Technicals versus fundamentals

When Carl Weinberg first arrived on Wall Street more than 30 years ago, he received his introduction to technical analysis from a guy named John in a windowless interior office at Lehman Brothers’ 55 Water Street headquarters.  “I was astounded at this ‘analysis’ without theory,” says Weinberg, “but over the years I have come to appreciate two things:  Technicals sometimes guide or drive markets when fundamentals offer no direction, and you really have to pay attention when the fundamentals and the technicals are telling the same story.”

According to Weinberg, technicals can be rationalized as a combination of artistry, technology and pattern recognition.  People have looked for repeatable patterns in markets since markets first appeared in ancient times.  In the modern world, we can add some psychology to the mix as well.  “If enough people believe the predictions of a technical model,” explains Weinberg, “they will make that outcome so simply by positioning to gain from it.”
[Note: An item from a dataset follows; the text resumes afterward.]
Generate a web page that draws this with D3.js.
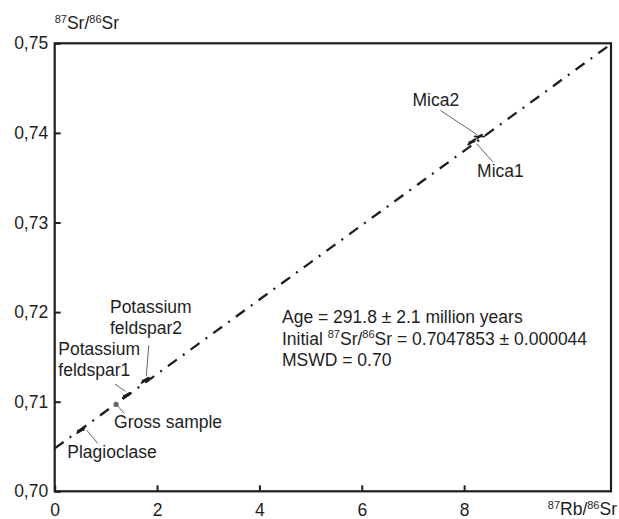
<!DOCTYPE html>
<html>
<head>
<meta charset="utf-8">
<script src="https://cdn.jsdelivr.net/npm/d3@7"></script>
<style>
  html, body { margin: 0; padding: 0; background: #fff; }
  svg { display: block; font-family: "Liberation Sans", Arial, sans-serif; }
</style>
</head>
<body>
<svg id="chart" width="619" height="519"></svg>
<script>
// Rb-Sr isochron, values
var samples = ["Plagioclase", "Gross sample", "Potassium feldspar1", "Potassium feldspar2", "Mica1", "Mica2"];
var rbSr = [0.51, 1.20, 1.40, 1.77, 8.15, 8.30];
var srSr = [0.7068, 0.7097, 0.7107, 0.7124, 0.7390, 0.7396];
var markerKind = ["dash", "dot", "dash", "dash", "dash", "bar"];

var xTicks = [0, 2, 4, 6, 8];
var yTicks = [0.70, 0.71, 0.72, 0.73, 0.74, 0.75];
var xDomain = [0, 10.87];
var yDomain = [0.70, 0.75];

var isoIntercept = 0.7047853;
var isoSlope = 0.004152;   // e^(lambda*t) - 1 for 291.8 Ma
var isoX = [0, 10.87];

var statLines = [
  ["Age = 291.8 \u00b1 2.1 million years"],
  ["Initial ", "87", "Sr/", "86", "Sr = 0.7047853 \u00b1 0.000044"],
  ["MSWD = 0.70"]
];
var yTitle = ["", "87", "Sr/", "86", "Sr"];
var xTitle = ["", "87", "Rb/", "86", "Sr"];

// label placement, offsets in px from the sample point
var labelLayout = [
  { dx: -13.5, dy: 28, lead: [6, 0, 17, 13] },
  { dx: -2, dy: 24, lead: [2, 2, 8, 9] },
  { dx: -68, dy: -40.4, lead: [-11.5, -11.5, -1, -4] },
  { dx: -35.3, dy: -67.5, lead: [3.5, -35, 1, -4] },
  { dx: 5.3, dy: 35.4, lead: [5, 2, 21, 20] },
  { dx: -67, dy: -30.5, lead: [-39, -26, -2, -1.5] }
];

var m = { left: 54.7, top: 43.3, right: 611, bottom: 491.3 };
var FS = 17.5, SUP = 11;
var ink = "#1e1e1e";

var x = d3.scaleLinear().domain(xDomain).range([m.left, m.right]);
var y = d3.scaleLinear().domain(yDomain).range([m.bottom, m.top]);

var svg = d3.select("#chart");

function fmtY(d) {
  return d3.format(".2f")(d).replace(".", ",");
}

// axes (ticks point inward)
var gy = svg.append("g")
  .attr("transform", "translate(" + m.left + ",0)")
  .call(d3.axisLeft(y).tickValues(yTicks).tickFormat(fmtY)
    .tickSizeInner(-6).tickSizeOuter(0).tickPadding(6.5));
var gx = svg.append("g")
  .attr("transform", "translate(0," + m.bottom + ")")
  .call(d3.axisBottom(x).tickValues(xTicks).tickFormat(d3.format("d"))
    .tickSizeInner(-6).tickSizeOuter(0).tickPadding(12.5));

[gx, gy].forEach(function (g) {
  g.select(".domain").remove();
  g.selectAll(".tick line").attr("stroke", ink).attr("stroke-width", 2);
  g.selectAll(".tick text")
    .attr("fill", ink)
    .style("font-size", FS + "px")
    .style("font-family", "'Liberation Sans', Arial, sans-serif");
});

// frame
svg.append("rect")
  .attr("x", m.left).attr("y", m.top)
  .attr("width", m.right - m.left).attr("height", m.bottom - m.top)
  .attr("fill", "none").attr("stroke", ink).attr("stroke-width", 2.2);

// isochron
var isoLine = d3.line()
  .x(function (d) { return x(d); })
  .y(function (d) { return y(isoIntercept + isoSlope * d); });

svg.append("path")
  .datum(isoX)
  .attr("d", isoLine)
  .attr("fill", "none")
  .attr("stroke", ink)
  .attr("stroke-width", 2.3)
  .attr("stroke-dasharray", "11,7.5,2,7.5");

var angle = Math.atan2(y(isoIntercept + isoSlope) - y(isoIntercept), x(1) - x(0)) * 180 / Math.PI;

// sample markers + labels
var pts = samples.map(function (s, i) {
  return { name: s, px: x(rbSr[i]), py: y(srSr[i]), kind: markerKind[i], lay: labelLayout[i] };
});

var g = svg.append("g");

g.selectAll("line.lead")
  .data(pts)
  .join("line")
  .attr("class", "lead")
  .attr("x1", function (d) { return d.px + d.lay.lead[0]; })
  .attr("y1", function (d) { return d.py + d.lay.lead[1]; })
  .attr("x2", function (d) { return d.px + d.lay.lead[2]; })
  .attr("y2", function (d) { return d.py + d.lay.lead[3]; })
  .attr("stroke", "#555")
  .attr("stroke-width", 0.9);

var mk = g.selectAll("g.mk")
  .data(pts)
  .join("g")
  .attr("class", "mk")
  .attr("transform", function (d) { return "translate(" + d.px + "," + d.py + ")"; });

mk.filter(function (d) { return d.kind === "dot"; })
  .append("circle").attr("r", 2.6).attr("fill", "#666");

mk.filter(function (d) { return d.kind === "dash"; })
  .append("ellipse")
  .attr("rx", 5.5).attr("ry", 1.4)
  .attr("transform", "rotate(" + angle + ")")
  .attr("fill", ink);

mk.filter(function (d) { return d.kind === "dash"; })
  .append("line")
  .attr("x1", -3.5).attr("x2", 3.5)
  .attr("stroke", ink).attr("stroke-width", 1.2);

mk.filter(function (d) { return d.kind === "bar"; })
  .append("line")
  .attr("x1", -5.7).attr("x2", 5.7)
  .attr("stroke", ink).attr("stroke-width", 1.6);

mk.filter(function (d) { return d.kind === "bar"; })
  .append("ellipse")
  .attr("rx", 4).attr("ry", 1.3)
  .attr("transform", "rotate(" + angle + ")")
  .attr("fill", ink);

var lbl = g.selectAll("text.lbl")
  .data(pts)
  .join("text")
  .attr("class", "lbl")
  .attr("x", function (d) { return d.px + d.lay.dx; })
  .attr("y", function (d) { return d.py + d.lay.dy; })
  .attr("fill", ink)
  .style("font-size", FS + "px");

lbl.each(function (d) {
  var words = d.name.indexOf("Potassium") === 0 ? d.name.split(" ") : [d.name];
  var t = d3.select(this);
  words.forEach(function (w, k) {
    t.append("tspan")
      .attr("x", d.px + d.lay.dx)
      .attr("dy", k === 0 ? 0 : 21.3)
      .text(w);
  });
});

// superscripted text helper: parts alternate normal / superscript
function supText(sel, parts) {
  parts.forEach(function (p, i) {
    var isSup = parts.length > 1 && i % 2 === 1;
    sel.append("tspan")
      .attr("dy", isSup ? -6.5 : (i > 0 ? 6.5 : 0))
      .style("font-size", (isSup ? SUP : FS) + "px")
      .text(p);
  });
}

// axis titles
supText(svg.append("text").attr("x", m.left).attr("y", 29).attr("fill", ink), yTitle);
supText(svg.append("text").attr("x", 617).attr("y", 515)
  .attr("text-anchor", "end").attr("fill", ink), xTitle);

// fit statistics
statLines.forEach(function (parts, i) {
  supText(svg.append("text").attr("x", 282).attr("y", 323.3 + i * 21.4).attr("fill", ink), parts);
});
</script>
</body>
</html>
Technicals matter the most when the flow of economic data is trivial.  But when both technicals and fundamentals point to a correction, watch out, warns Weinberg.  “It makes me nervous,” he says.  He gives Japan’s Nikkei as an example.  Japan’s economy is under secular downward pressure from depopulation.
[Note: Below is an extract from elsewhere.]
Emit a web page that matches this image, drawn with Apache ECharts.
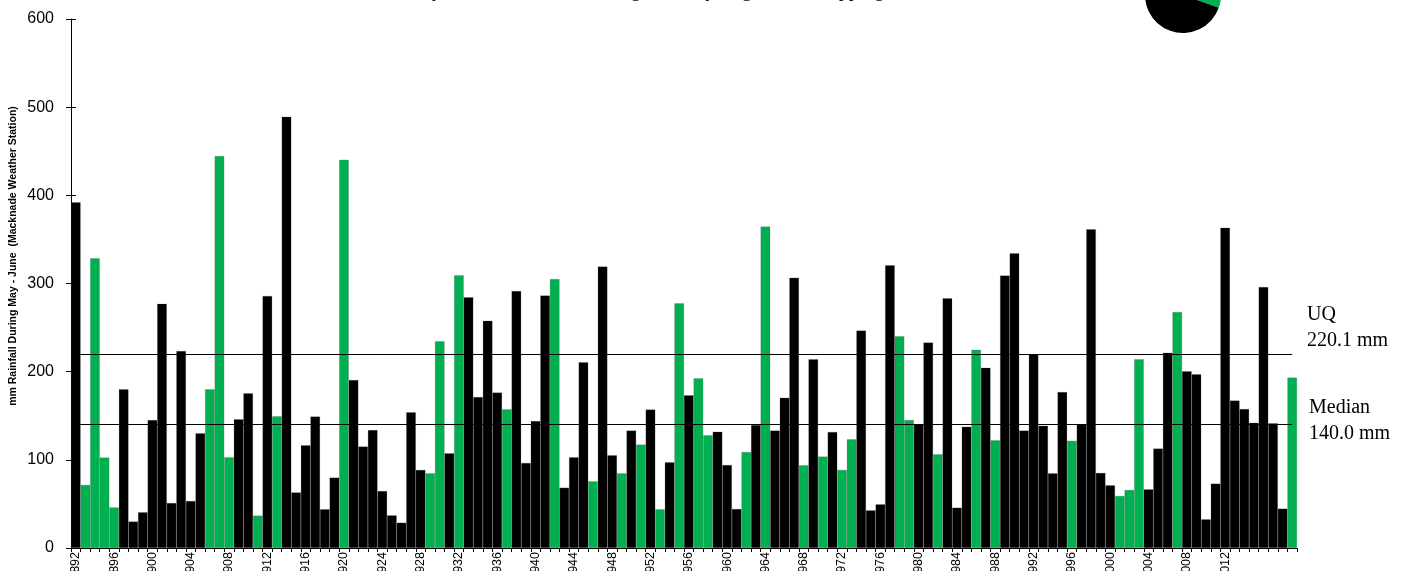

Longer term, a rational assessment of Japan’s demographics tells you there will be fewer people alive a decade from now by a large margin.  That means less aggregate demand… for everything.  Companies that survive this crash will be smaller, their sales will be lower and their profit margins will be reduced in aggregate terms and awful in shareholder terms.  

“Every time a Nikkei rally hits an inflection point,” adds Weinberg, “I expect the worst to happen.  Often it does.”